The second double feature DVD, featuring the classic monster films “The Mummy’s Ghost” and “The Mummy’s Curse” – both released in 1944 – contains the same special features as the prior “Mummy” disc. A grim lover’s triangle develops in “The Mummy’s Ghost” between an Egyptian high priest, the mummy he resurrected and a beautiful girl possessed by the princess of an ancient pharoah. “The Mummy’s Curse” begins when an irrigation project in the rural bayous of Louisiana unearths Kharis the living mummy, who was buried in quicksand 25 years earlier.
The final “Mummy” DVD steers away from the horror genre in “Abbot and Costello Meet the Mummy”. In this quasi-sequel to “Abbot and Costello Meet Frankenstein”, perennial jokesters Abbott and Costello find their archaeologist pal Dr. Zoomer has been murdered. A strange medallion leads them to an angry mummy.
The final offering from Universal is one of their lesser known Monsters, The Werewolf. The DVD contains the Werewolf films “Werewolf in London” (1935) and “She-Wolf of London” (1946). A renowned botanist searches for a rare Tibetan flower and must defend himself from a howling monster in “Werewold in London”. Back in London he is told the flower is the only antidote for keeping werewolves from harming the ones they love. He disbelieves until the next full moon. This was the first major Hollywood film on the subject of werewolves. In its sequel “She-Wolf of London”, a young heiress discovers clues that lead her to believe that during a full moon she falls under the family curse and then proceeds to committing ghastly murders in a nearby park.
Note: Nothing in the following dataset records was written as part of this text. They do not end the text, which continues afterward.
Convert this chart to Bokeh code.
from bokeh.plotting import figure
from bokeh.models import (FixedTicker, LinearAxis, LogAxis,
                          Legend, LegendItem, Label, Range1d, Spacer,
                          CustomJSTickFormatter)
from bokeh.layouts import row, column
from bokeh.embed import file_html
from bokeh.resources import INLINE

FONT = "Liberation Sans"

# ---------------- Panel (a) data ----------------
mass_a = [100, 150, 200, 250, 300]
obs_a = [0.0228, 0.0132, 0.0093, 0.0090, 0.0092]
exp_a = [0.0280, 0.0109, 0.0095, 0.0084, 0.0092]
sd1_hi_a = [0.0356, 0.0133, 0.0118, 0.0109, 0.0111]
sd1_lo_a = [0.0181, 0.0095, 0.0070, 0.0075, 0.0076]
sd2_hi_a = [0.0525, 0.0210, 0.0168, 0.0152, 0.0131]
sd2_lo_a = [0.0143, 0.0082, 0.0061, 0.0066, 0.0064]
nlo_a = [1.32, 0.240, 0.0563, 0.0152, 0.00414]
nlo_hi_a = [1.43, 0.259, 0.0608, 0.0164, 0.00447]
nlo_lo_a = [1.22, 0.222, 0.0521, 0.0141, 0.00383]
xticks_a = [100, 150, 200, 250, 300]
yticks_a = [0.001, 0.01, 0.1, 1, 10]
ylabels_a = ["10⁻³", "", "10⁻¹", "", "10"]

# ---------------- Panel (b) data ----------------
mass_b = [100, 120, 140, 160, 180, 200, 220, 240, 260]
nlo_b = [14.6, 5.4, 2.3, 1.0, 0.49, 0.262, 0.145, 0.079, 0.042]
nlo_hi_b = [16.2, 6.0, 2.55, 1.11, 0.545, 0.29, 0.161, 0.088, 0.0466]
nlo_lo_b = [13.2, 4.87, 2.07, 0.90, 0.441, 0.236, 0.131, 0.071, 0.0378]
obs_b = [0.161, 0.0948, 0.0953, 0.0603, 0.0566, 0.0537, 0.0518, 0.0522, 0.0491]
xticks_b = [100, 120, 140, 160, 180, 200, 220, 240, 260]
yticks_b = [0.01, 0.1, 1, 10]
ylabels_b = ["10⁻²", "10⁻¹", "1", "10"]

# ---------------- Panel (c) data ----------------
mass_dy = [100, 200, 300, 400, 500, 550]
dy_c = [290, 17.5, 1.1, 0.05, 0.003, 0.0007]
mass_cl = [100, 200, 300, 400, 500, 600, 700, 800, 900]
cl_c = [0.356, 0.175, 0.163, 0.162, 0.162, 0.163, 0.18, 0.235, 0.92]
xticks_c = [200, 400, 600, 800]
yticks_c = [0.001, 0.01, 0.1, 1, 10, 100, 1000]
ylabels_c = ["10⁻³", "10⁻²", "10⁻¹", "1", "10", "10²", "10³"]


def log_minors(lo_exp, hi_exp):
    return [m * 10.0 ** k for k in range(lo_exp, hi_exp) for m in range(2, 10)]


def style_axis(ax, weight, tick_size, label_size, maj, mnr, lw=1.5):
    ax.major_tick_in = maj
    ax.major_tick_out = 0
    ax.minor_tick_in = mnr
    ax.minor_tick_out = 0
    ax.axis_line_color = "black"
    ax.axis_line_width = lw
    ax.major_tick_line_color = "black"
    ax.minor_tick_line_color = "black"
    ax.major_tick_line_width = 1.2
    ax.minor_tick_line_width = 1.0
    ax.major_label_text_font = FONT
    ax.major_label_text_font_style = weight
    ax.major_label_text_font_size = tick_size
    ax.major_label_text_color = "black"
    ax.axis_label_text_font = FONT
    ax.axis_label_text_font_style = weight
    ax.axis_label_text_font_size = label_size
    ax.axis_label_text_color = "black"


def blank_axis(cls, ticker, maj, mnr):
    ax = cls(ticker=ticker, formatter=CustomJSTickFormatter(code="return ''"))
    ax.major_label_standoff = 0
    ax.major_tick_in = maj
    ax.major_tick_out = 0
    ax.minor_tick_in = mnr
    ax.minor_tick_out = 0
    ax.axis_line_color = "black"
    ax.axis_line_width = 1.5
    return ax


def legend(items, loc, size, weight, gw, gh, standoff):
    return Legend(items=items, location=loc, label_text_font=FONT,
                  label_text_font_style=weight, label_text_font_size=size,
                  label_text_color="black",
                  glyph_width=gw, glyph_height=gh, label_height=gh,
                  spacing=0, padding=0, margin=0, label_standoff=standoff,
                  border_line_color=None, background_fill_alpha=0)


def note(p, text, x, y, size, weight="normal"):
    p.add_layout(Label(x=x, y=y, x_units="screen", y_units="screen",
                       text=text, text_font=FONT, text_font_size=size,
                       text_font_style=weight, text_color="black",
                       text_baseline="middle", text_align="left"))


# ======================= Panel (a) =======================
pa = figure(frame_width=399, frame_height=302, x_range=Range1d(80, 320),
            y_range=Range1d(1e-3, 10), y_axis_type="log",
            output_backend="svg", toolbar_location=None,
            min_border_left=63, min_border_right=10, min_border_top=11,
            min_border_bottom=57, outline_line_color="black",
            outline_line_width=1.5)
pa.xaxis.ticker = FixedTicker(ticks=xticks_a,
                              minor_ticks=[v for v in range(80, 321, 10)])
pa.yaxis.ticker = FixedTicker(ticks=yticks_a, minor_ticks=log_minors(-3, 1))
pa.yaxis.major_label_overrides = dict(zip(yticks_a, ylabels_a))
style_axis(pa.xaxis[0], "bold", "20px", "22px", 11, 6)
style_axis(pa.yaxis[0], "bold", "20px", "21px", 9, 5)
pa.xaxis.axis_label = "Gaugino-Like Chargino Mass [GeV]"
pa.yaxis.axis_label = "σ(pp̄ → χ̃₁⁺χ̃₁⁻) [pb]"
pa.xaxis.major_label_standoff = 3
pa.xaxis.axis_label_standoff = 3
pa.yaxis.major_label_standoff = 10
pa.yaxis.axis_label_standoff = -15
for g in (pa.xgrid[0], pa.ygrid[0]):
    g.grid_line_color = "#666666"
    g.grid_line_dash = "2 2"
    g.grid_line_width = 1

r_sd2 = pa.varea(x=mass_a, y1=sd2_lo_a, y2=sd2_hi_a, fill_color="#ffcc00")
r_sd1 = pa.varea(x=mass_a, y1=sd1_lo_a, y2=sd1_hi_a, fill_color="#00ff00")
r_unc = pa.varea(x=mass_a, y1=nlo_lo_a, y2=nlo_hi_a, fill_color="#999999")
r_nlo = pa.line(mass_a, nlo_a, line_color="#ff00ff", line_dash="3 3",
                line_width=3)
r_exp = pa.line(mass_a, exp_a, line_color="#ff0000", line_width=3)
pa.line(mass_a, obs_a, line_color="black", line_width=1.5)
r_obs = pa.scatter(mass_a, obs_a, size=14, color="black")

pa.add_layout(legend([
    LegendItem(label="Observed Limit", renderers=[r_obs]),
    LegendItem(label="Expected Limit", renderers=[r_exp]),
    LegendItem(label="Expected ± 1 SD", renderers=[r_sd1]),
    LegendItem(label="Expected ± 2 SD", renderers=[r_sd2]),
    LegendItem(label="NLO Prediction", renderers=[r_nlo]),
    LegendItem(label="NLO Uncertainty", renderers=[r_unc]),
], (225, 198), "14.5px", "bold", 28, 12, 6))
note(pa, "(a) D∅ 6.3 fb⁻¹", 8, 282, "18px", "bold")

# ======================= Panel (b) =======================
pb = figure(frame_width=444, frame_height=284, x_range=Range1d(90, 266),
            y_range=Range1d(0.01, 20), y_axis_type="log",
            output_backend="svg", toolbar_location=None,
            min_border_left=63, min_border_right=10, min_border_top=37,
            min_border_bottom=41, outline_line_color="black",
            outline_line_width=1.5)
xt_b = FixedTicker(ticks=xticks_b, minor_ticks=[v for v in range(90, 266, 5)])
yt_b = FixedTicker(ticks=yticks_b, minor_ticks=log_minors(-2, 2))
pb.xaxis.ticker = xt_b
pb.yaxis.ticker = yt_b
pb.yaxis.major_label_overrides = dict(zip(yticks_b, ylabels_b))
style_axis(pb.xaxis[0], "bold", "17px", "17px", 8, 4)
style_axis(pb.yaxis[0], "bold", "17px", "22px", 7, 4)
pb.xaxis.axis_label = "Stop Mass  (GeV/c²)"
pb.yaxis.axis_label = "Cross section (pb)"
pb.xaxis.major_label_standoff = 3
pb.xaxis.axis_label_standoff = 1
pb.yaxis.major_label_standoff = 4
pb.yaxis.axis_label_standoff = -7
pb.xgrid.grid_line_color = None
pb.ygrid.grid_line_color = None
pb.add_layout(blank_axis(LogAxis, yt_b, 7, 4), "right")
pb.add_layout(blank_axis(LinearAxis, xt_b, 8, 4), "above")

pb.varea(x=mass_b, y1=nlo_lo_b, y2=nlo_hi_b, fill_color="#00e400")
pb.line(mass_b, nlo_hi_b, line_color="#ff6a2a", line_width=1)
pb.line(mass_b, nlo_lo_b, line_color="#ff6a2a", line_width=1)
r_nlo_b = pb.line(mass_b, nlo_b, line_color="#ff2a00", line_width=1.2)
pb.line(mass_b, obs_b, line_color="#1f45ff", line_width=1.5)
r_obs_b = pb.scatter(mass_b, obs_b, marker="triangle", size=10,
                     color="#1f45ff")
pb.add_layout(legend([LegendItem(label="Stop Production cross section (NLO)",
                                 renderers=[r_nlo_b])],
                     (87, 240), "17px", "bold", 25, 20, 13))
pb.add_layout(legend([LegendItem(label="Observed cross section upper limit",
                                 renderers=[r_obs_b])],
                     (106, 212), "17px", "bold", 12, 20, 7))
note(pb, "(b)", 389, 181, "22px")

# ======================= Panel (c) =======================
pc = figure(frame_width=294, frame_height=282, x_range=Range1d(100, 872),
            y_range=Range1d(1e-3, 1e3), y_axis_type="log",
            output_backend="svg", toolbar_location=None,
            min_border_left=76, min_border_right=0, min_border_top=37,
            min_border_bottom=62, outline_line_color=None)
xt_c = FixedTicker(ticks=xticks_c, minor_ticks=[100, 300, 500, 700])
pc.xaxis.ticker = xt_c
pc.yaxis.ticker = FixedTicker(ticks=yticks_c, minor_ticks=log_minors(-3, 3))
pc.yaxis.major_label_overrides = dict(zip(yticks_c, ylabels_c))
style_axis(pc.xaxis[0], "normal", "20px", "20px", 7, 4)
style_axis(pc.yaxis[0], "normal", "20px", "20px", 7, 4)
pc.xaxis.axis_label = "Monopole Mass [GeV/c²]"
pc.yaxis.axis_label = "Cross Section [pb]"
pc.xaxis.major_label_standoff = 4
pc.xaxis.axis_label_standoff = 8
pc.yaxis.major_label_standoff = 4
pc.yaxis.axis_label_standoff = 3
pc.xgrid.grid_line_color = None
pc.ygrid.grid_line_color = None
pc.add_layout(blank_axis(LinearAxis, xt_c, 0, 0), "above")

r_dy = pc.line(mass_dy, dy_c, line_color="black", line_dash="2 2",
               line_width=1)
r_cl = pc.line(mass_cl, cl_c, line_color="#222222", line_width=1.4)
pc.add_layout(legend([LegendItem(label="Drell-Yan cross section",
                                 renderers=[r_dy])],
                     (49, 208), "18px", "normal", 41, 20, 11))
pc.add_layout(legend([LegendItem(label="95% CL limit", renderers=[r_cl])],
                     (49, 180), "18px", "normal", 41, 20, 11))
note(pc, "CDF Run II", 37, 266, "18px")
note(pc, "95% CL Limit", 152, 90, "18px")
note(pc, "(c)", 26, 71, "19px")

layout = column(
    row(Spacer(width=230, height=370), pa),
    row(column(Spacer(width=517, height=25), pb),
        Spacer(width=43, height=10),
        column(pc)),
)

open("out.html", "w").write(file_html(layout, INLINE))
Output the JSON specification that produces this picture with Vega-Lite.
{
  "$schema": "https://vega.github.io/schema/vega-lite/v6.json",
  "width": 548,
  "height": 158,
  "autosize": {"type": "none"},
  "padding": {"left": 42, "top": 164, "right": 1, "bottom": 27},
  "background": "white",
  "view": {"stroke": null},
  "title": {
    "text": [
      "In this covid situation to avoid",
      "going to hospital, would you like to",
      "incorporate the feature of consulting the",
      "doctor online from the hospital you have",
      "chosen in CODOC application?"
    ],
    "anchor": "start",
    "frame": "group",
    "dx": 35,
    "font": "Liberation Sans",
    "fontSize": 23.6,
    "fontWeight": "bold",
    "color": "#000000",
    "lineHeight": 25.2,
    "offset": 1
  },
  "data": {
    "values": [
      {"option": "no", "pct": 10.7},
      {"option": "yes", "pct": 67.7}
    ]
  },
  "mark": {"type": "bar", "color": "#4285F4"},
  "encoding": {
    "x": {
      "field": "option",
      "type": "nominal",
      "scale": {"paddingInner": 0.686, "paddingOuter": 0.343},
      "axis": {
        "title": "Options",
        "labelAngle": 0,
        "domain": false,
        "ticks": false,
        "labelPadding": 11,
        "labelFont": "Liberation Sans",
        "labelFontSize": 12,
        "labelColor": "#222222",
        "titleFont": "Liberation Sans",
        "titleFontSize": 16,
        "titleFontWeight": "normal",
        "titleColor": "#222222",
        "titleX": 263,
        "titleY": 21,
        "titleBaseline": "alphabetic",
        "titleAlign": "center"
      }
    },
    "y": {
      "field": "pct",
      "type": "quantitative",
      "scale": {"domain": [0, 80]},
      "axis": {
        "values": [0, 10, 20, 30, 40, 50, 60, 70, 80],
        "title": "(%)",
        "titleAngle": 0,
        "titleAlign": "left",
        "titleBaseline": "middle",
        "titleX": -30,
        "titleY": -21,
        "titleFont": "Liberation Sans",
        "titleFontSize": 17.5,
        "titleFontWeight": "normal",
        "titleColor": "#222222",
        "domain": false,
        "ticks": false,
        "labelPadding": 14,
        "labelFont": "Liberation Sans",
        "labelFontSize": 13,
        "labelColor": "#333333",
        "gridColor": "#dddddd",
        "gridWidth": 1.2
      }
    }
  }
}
All DVDs will be presented in their original fullscreen presentations in Mono sound and are presented in Black and White or Color depending on their original releases. The discs will each be available on August 28th for $29.98 apiece. Additionally, a new three pack Classic Monsters: The Definitive Collection will be made available which includes the classic monster films “Dracula,” “The Wolf Man,” and “Frankenstein.” These DVDs will be identical to the ones previously released individually. The box set will carry a suggested retail price of $69.98.